The XAFS/XRF beamline is built on a donation from a group at the European Synchrotron Radiation Facility (ESRF), and will provide an important tool for materials science, environmental science, life science, archaeology, art, cultural heritage and a broad range of industrial applications. The beamline components are at SESAME, while delivery of the beamline hutches is expected in March 2016. Discussions are underway with Italy’s INFN concerning the development of a high-sensitivity silicon drift detector, and all is expected to be ready for beam by late summer 2016.

SESAME’s infrared beamline, developed in co-operation with the French SOLEIL light source, is the first completely new beamline for the laboratory. Using an off-line source, it is already being used for research, and is also expected to be ready in the second half of 2016.

Beamline number three, a materials- science beamline based on a wiggler donated by the Swiss Light Source, should be complete by the end of 2017, while a macromolecular crystallography beamline should follow in 2018. This fourth beamline will benefit from a grant of $2 million from the Jordanian Scientific Research Support Fund.

Ready to go

Concluding the presentations from SESAME directors was technical director Erhard Huttel, who reported on the status of the machine. The CESSAMag project, he said, is reaching a conclusion, with all of the magnets and power supplies on their way to SESAME. Each magnet has been tested and shown to perform about a factor of 10 above the specification. At the time of the meeting, the power supplies were due to be delivered to the laboratory in December 2015, while the first batch of vacuum-chamber components had passed their factory acceptance tests.
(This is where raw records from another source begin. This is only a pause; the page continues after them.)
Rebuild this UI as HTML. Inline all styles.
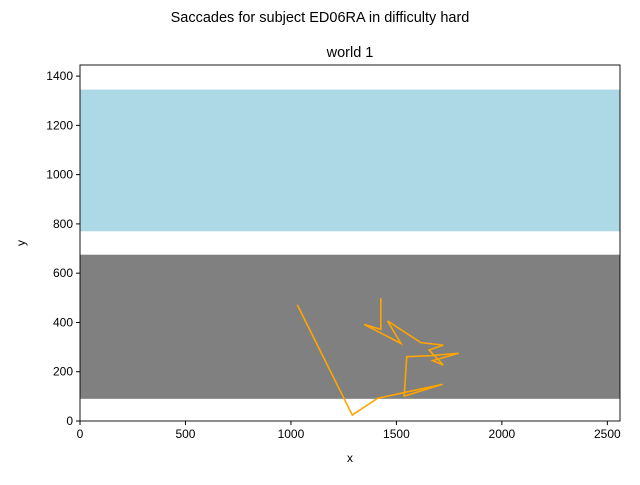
<!DOCTYPE html>
<html><head><meta charset="utf-8"><style>
body{margin:0;background:#fff;}
svg{font-family:"Liberation Sans","DejaVu Sans",sans-serif;}
</style></head><body>
<svg id="chart" width="640" height="480">
<text x="320" y="22" font-size="14.5" text-anchor="middle">Saccades for subject ED06RA in difficulty hard</text>
<text x="350" y="57" font-size="14.5" text-anchor="middle">world 1</text>
<g id="regions"></g>
<g id="series"></g>
<g id="axes"></g>
<text x="350" y="462" font-size="12" text-anchor="middle">x</text>
<text x="25" y="243" font-size="12" text-anchor="middle" transform="rotate(-90 25 243)">y</text>
</svg>
<script>
const xTicks=[0,500,1000,1500,2000,2500];
const yTicks=[0,200,400,600,800,1000,1200,1400];
const regionNames=['screen-top-region','screen-bottom-region'];
const regionY0=[770,90];
const regionY1=[1345,675];
const regionColors=['#add8e6','#808080'];
const sx=[1030,1291,1410,1719,1537,1549,1660,1795,1672,1722,1655,1722,1616,1458,1521,1347,1426,1426];
const sy=[472,24,92,149,101,261,265,275,245,227,288,308,318,406,315,392,372,498];
const X0=80,X1=620,Y0=421,Y1=65,xmax=2560,ymax=1445;
const xs=v=>X0+v/xmax*(X1-X0);
const ys=v=>Y0-v/ymax*(Y0-Y1);
const NS='http://www.w3.org/2000/svg';
function mk(t,a,p){const e=document.createElementNS(NS,t);for(const k in a)e.setAttribute(k,a[k]);p.appendChild(e);return e;}
const R=document.getElementById('regions');
regionY0.forEach((v,i)=>{
 const r=mk('rect',{x:X0,y:ys(regionY1[i]),width:X1-X0,height:ys(regionY0[i])-ys(regionY1[i]),fill:regionColors[i]},R);
 
 
});
const S=document.getElementById('series');
const pl=mk('polyline',{points:sx.map((v,i)=>xs(v)+','+ys(sy[i])).join(' '),fill:'none',stroke:'#ffa500','stroke-width':1.6},S);


const A=document.getElementById('axes');
const fr=mk('rect',{x:X0,y:Y1,width:X1-X0,height:Y0-Y1,fill:'none',stroke:'#000','stroke-width':0.9},A);


xTicks.forEach(v=>{
 const x=xs(v);
 mk('line',{x1:x,x2:x,y1:Y0,y2:Y0+4,stroke:'#000'},A);
 const t=mk('text',{x:x,y:Y0+17,'font-size':12,'text-anchor':'middle'},A);
 t.textContent=v;
 
 
});
yTicks.forEach(v=>{
 const y=ys(v);
 mk('line',{x1:X0-4,x2:X0,y1:y,y2:y,stroke:'#000'},A);
 const t=mk('text',{x:X0-7,y:y+4,'font-size':12,'text-anchor':'end'},A);
 t.textContent=v;
 
 
});
</script>
</body></html>
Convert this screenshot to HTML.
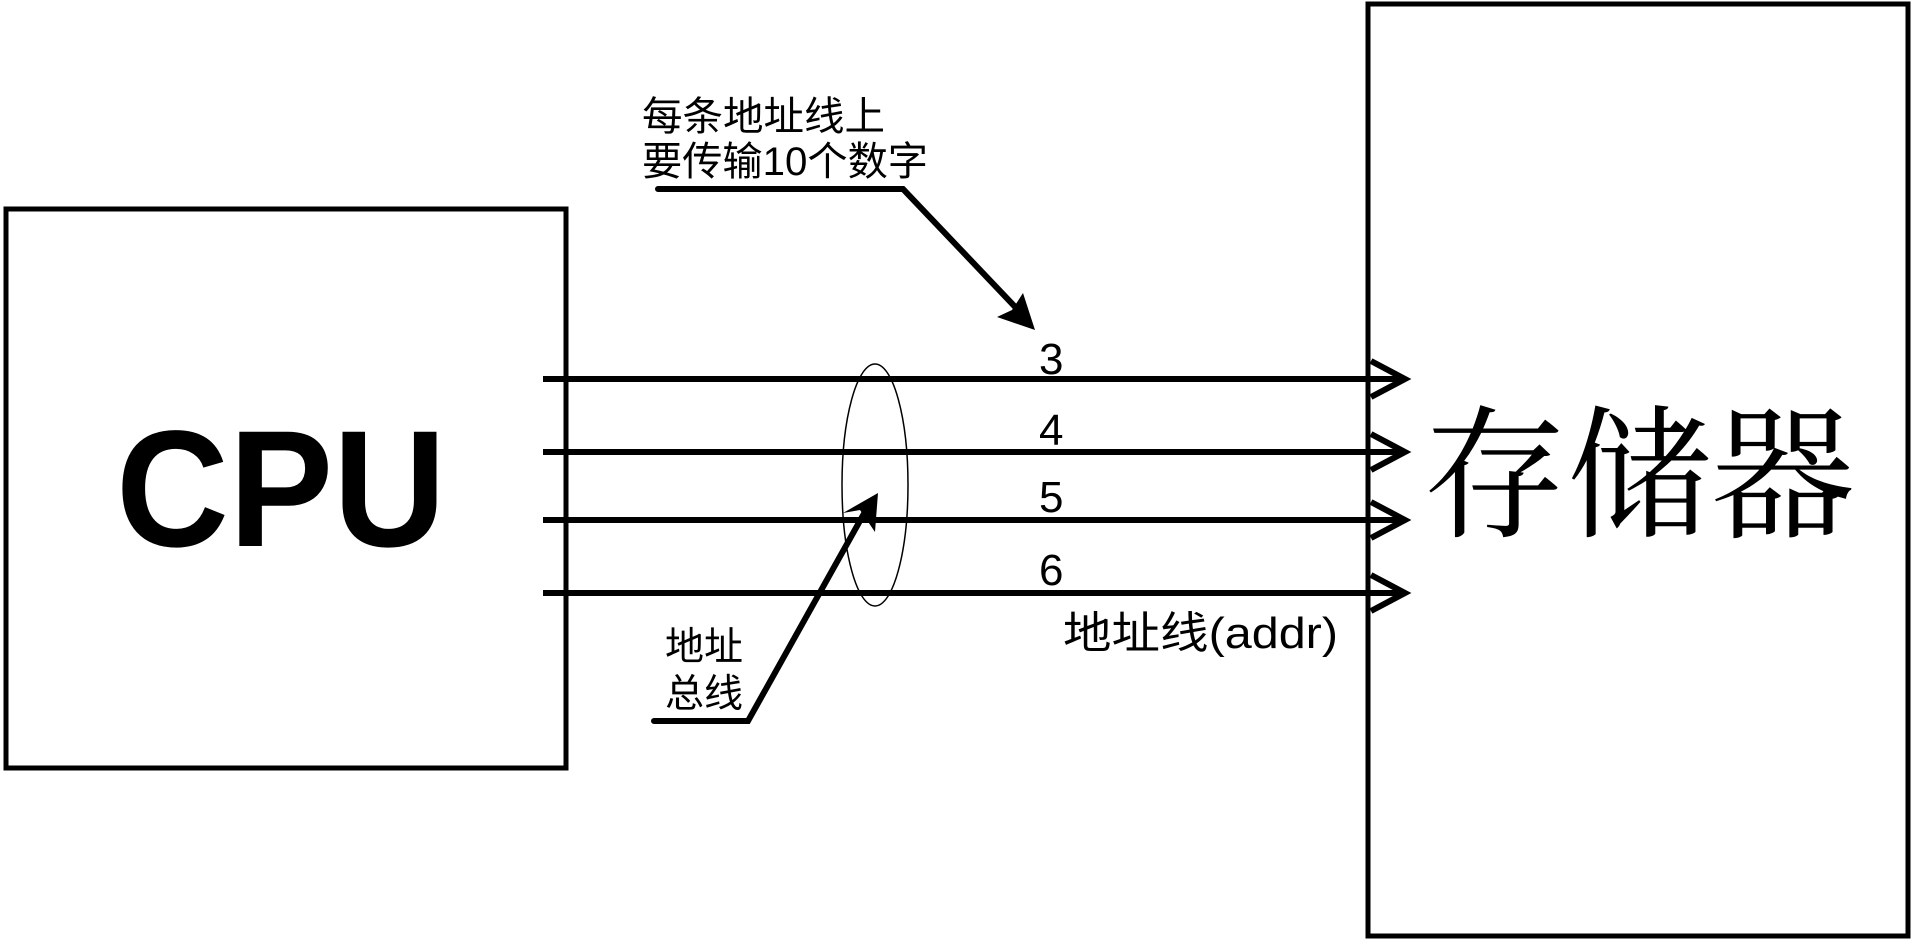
<!DOCTYPE html>
<html><head><meta charset="utf-8"><style>
html,body{margin:0;padding:0;background:#fff;}
svg{display:block;}
</style></head><body>
<svg width="1914" height="939" viewBox="0 0 1914 939" xmlns="http://www.w3.org/2000/svg">
<rect x="0" y="0" width="1914" height="939" fill="#fff"/>
<rect x="6" y="209" width="560" height="559" fill="none" stroke="#000" stroke-width="5"/>
<rect x="1368" y="4" width="540" height="932" fill="none" stroke="#000" stroke-width="5"/>
<g stroke="#000" stroke-width="6" fill="none">
<line x1="543" y1="379" x2="1404" y2="379"/>
<line x1="543" y1="452" x2="1404" y2="452"/>
<line x1="543" y1="520" x2="1404" y2="520"/>
<line x1="543" y1="593" x2="1404" y2="593"/>
<polyline points="1371,361 1405,379 1371,397"/>
<polyline points="1371,434 1405,452 1371,470"/>
<polyline points="1371,502 1405,520 1371,538"/>
<polyline points="1371,575 1405,593 1371,611"/>
</g>
<ellipse cx="875" cy="485" rx="33" ry="121" fill="none" stroke="#000" stroke-width="1.5"/>
<polyline points="658,189 903,189 1020,312" fill="none" stroke="#000" stroke-width="6" stroke-linecap="round"/>
<polygon points="1035,330 997,317 1012,310 1023,293" fill="#000"/>
<polyline points="654,721 748,721 866,510" fill="none" stroke="#000" stroke-width="6" stroke-linecap="round"/>
<polygon points="878,493 843,513 860,510 875,532" fill="#000"/>
<g font-family="'Liberation Sans','Noto Sans CJK SC',sans-serif" fill="#000">
<text x="642" y="130" font-size="40" textLength="243" lengthAdjust="spacingAndGlyphs">每条地址线上</text>
<text x="642" y="175" font-size="40" textLength="286" lengthAdjust="spacingAndGlyphs">要传输10个数字</text>
<text x="1039" y="374" font-size="44">3</text>
<text x="1039" y="445" font-size="44">4</text>
<text x="1039" y="512" font-size="44">5</text>
<text x="1039" y="585" font-size="44">6</text>
<text x="1063" y="648" font-size="44" textLength="275" lengthAdjust="spacingAndGlyphs">地址线(addr)</text>
<text x="665" y="660" font-size="39" textLength="78" lengthAdjust="spacingAndGlyphs">地址</text>
<text x="665" y="707" font-size="39" textLength="78" lengthAdjust="spacingAndGlyphs">总线</text>
<text x="116" y="546" font-size="166" font-weight="bold" textLength="330" lengthAdjust="spacingAndGlyphs">CPU</text>
</g>
<text x="1423" y="526" font-size="144" font-family="'Noto Serif CJK SC',serif" fill="#000">存储器</text>
</svg>
</body></html>
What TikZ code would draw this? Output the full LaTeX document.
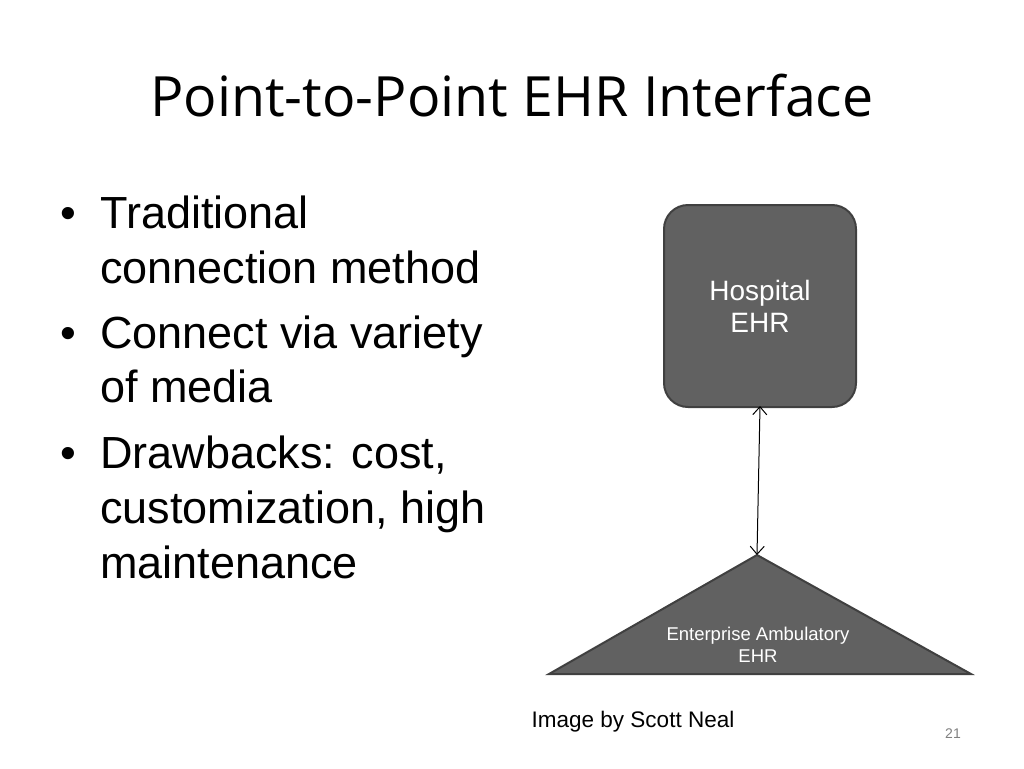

Delivery of the vacuum system is scheduled to be complete by April 2016. The RF system, with an amplifier designed at SOLEIL and cavities being provided by the Italian INFN and Elettra synchrotron in Trieste, is due for delivery starting in February 2016. All this leads to installation from January to October 2016, with commissioning scheduled for the end of the year. By the time of the next users’ meeting, concluded Huttel, the SESAME main ring should be closed up and ready to go.

The remainder of the plenary talks mixed science perspectives from SESAME staff and users with inspirational talks from representatives of light sources around the world. Jesper Andersen presented Sweden’s Max IV lab, while Marco Stampanoni of the Swiss Light Source discussed the remarkable potential of tomography, including a spectacular demonstration of the reconstruction of old film too fragile to be unrolled. Sarah Elliott of the University of Reading gave a broad overview of archaeological techniques, such as the identification of the earliest instances of animal penning in the Fertile Crescent.

Herman Winick of SLAC, one of the pioneers of SESAME, painted a compelling case for light sources in the developing world. They are capable of world-class research with only moderate outlay, provide training, reverse the brain drain, address regional concerns and promote peaceful collaboration among neighbours. He went on to describe existing facilities in China, Brazil, India, Korea, Taiwan and Thailand that have proven their worth. These are now well established, many are upgrading, and some have stimulated complementary programmes such as the bourgeoning nanotechnology research linked to Brazil’s light source.

Among the talks from SESAME users was one by Israeli archaeometrist Jan Gunneweg. After years of scientific work on the Dead Sea Scrolls found at Qumran, Gunneweg issued a call to the SESAME user community to develop proposals to explore their common cultural heritage. He proposed a multidisciplinary approach through which SESAME members would team up to explore the cultural heritage of the region, and went on to give a long list of potential topics, ranging from unravelling the remaining mysteries of the pyramids, to studying the Amarna tablets, the plethora of ancient manuscripts from across the region, or even taking a scientific approach to the story of Noah’s ark. Gunneweg’s proposal distils the essence of SESAME into a single thought: it is as much about finding a shared cultural future, as it is about investigating.